I had no idea, when I was trying to get pregnant, that becoming a mother was one of the hardest things I would ever do. I couldn’t comprehend how my life would become consumed with rushing from one task to the next.

And that afternoon was no exception. The second we were in the door, everything was urgent. I was busting. My daughter needed changing. Not just changing, but bathing in the sink as well, since runny poo had squelched up over her nappy and trickled down her legs. She was hungry and wailing, which meant my breasts had done their let down. Milk squirted from my nipples and soaked through my dress. I was hungry and thirsty. And the washing machine was beeping because halfway through its cycle the clothes had become unbalanced and it couldn’t complete its spin.

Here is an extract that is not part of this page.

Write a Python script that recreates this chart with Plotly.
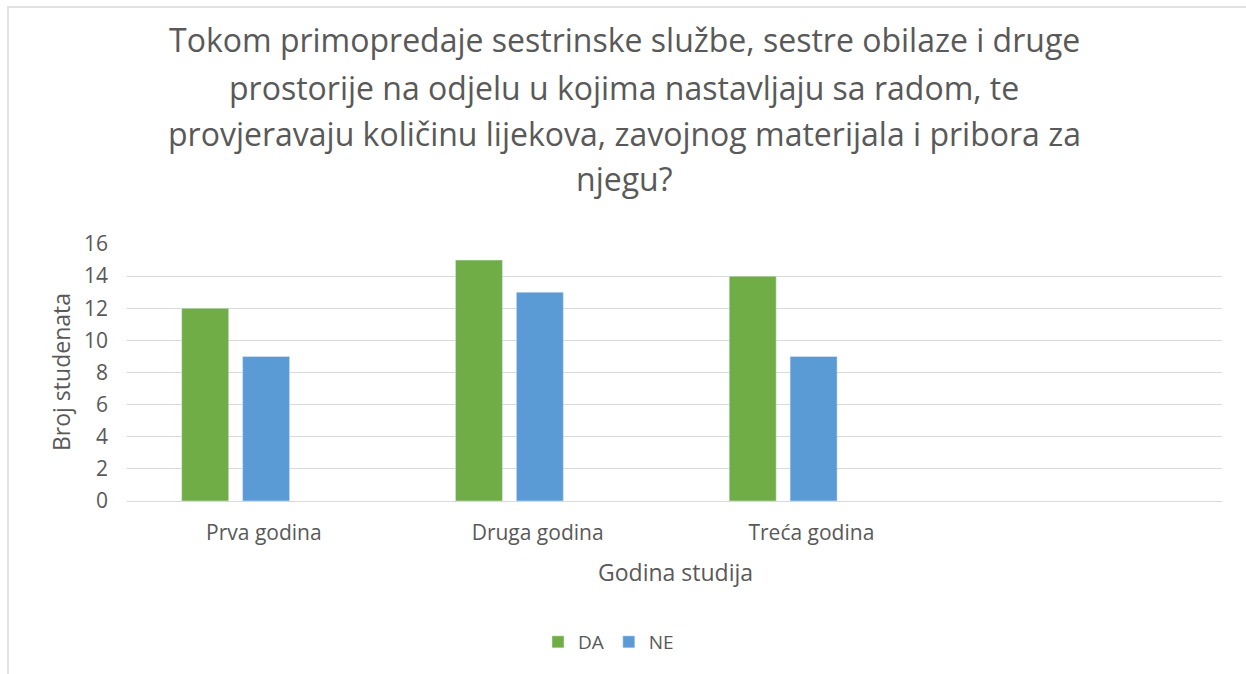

And when I’d finally done it all, I wanted to collapse into a coma. But I didn’t have time for such luxuries as comas. I still needed to hang out the laundry, empty the nappy bin and mop the milk spots off the floor. So I headed to the fridge for the next best thing: a hit of sugar. In particular, a bar of Toblerone I’d hidden from my husband under the bag of lettuce.

My hand was on the fridge door when I caught my distorted miniature reflection on the temperature display panel. My pudgy, pasty face which still hadn’t lost its pregnancy weight. Lanky hair, long and loose because I’d had no time to style it. And my wrinkled, blue-striped cotton dress, bulging from my milk-engorged breasts.